The site was once the site of the DT Bayles Lumber Mill, which traces its lineage back to 1874 and operated until 1955. Melville purchased the building at the time.

“Ward Melville always wanted Stony Brook to be a village similar to the villages of New England,” according to the Long Island Museum website. “The Long Island Museum was inspired by this premise, and the museum grounds soon resembled a New England village, as local historic buildings were carefully tucked into the grounds…Since 1939, the museum has grown into a leading Long Island institution and the only Smithsonian affiliate in the region.”


The Historical Museum, which serves as a visitor center and gift shop, is the site of rotating art exhibits. For example, the most recent ‘Fire and Form: New Directions in Glass’ included some fifty works by eight contemporary artists, whose variety of approaches, sources of inspiration and starting points demonstrated the almost infinite nature of sculptural creation.

The separate Cowles Gallery, named after Sharon Cowles, who once lived next door to Dorothy and Ward Melville and has recently made significant contributions to the museum, displays works from the permanent collection.


Cornerstone of the Long Island Museum complex, located on Route 25A, the 40,000-square-foot Dorothy and Ward Melville Carriage Museum occupies the site of the former Stony Brook Hotel and depicts the pre-motorized transportation era through more than a hundred horse-drawn vehicles on display in eight galleries.

The centerpiece, visible as soon as the visitor enters the building, is the “Grace Darling”, a beautifully decorated 45-passenger omnibus, originally drawn by half a dozen horses. Richly padded and fitted with springs to reduce the impact of wheels on unpaved trails, it was used on excursions to Coastal Maine between the 1880s and the early 1900s.

The “Going Places” gallery features carriages that were commonly used on Long Island, along with a fiber optic map illustrating the development of regional transportation routes.

The Wells Fargo Coach, one of the exhibits on display, is representative of the vehicles used by Wells Fargo and Company, whose transportation services were vital to the nation’s westward expansion.

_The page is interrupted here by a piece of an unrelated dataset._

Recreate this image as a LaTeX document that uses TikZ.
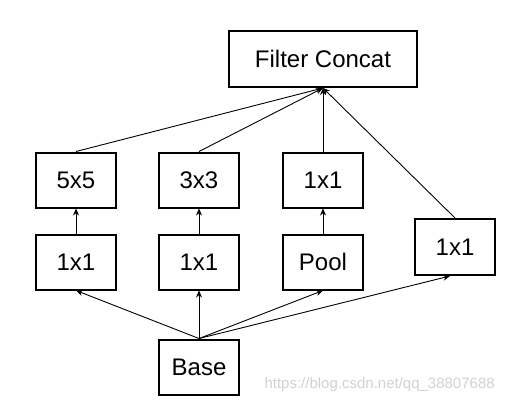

In April 1887, overland passenger service was inaugurated and the then astronomical fare of $275.00 was estimated for the Sacramento, California, to Omaha, Nebraska route.

The “Carriage Exhibition” gallery, based on the transportation building of the 1893 World’s Fair, emphasizes the opulence that wealth can bring in a carriage.

The “Making Carriages: From Hometown Shop to Factory” showcases the museum’s collection of factory-built vehicles by the Studebaker Brothers, as well as the Graves Brother’s Carriage Shop, an original 19th-century facility in Williamsburg, Massachusetts that is here put back together.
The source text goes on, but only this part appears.